Power producers in states across the nation's midsection told a survey that decreased demand in the region will lead to a surplus through 2022, and that natural gas will account for a significant portion of new base load capacity, based on the fuel's success rate over the past five years.
The survey, which was conducted by Midcontinent Independent System Operator Inc. (MISO) and the Organization of MISO States (OMS) and released last Wednesday, found that the region served by MISO -- 15 states and the Canadian province of Manitoba -- is projected to have a surplus of 2.7 to 4.8 gigawatts (GW) in 2018. The surplus is projected to increase to a range of 3.2-7.3 GW in 2020 before sliding to 0.7-5.4 GW in 2022.
Utilities representing more than 96% of MISO's load responded to the survey.
According to MISO, 26% of a sample set of natural gas projects that went through the Definitive Planning Phase (DPP) between 2012 and 2016 had also completed a Generator Interconnection Agreement (GIA), and were deemed a success by the regional transmission organization (RTO). Conversely, 37% of natural gas projects in the DPP queue withdrew during that timeframe.
"That leaves a potential success rate [for natural gas projects] somewhere in the middle, between 26-63%, for those projects still in the DPP study," MISO said in a slide presentation that accompanied the survey results. The RTO added that after a discussion with its stakeholders, it decided to add 35% of projects in DPP to the survey's zonal and regional values as potential resources.
The survey showed that 19 natural gas interconnection requests between 2012 and 2016 moved on to the DPP study cycle. Of those, five projects completed a GIA, seven were withdrawn and another seven were either still in the study cycle queue or had a GIA in progress.

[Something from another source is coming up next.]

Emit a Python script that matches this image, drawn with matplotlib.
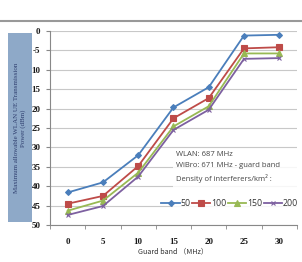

Capacity retirements, which MISO classified as potentially unavailable resources and presumably would include coal- and nuclear-powered generation, were projected to total 1.56 GW in the 2018 planning year and 2.62 GW in 2022. The reductions would be partially offset by 1.37 GW of potential new capacity in 2018, and fully offset by 4.1 GW of potential new capacity in 2022.
MISO said all projected capacity is not available to serve load outside certain local resource zones (LRZ) due to north-south transfer limitations. Excluding MISO's 8th, 9th and 10th LRZs -- which cover Arkansas, East Texas/Louisiana and Mississippi, respectively -- the region is projected to see 1.08 GW of potential new capacity in 2018, offsetting about 0.99 GW in retirements. For the 2022 planning year, the region is expected to have 2.8 GW of potential new capacity, offsetting 1.94 GW of retirements.
Low commodity prices, abundant supplies and increased regulatory scrutiny on coal and nuclear power have helped boost natural gas for power generation in recent years. Despite the trend, some utilities with nuclear power plants have approached state governments for subsidies.
Earlier this month, Exelon Corp. warned that it would permanently shutter the single operating unit at its troubled Three Mile Island nuclear reactor in Pennsylvania -- which is outside of MISO's purview -- by 2019 unless the state agreed to subsidize the plant. In order to preserve some nuclear power plants, and the jobs that go with them, Illinois and New York recently enacted such subsidies.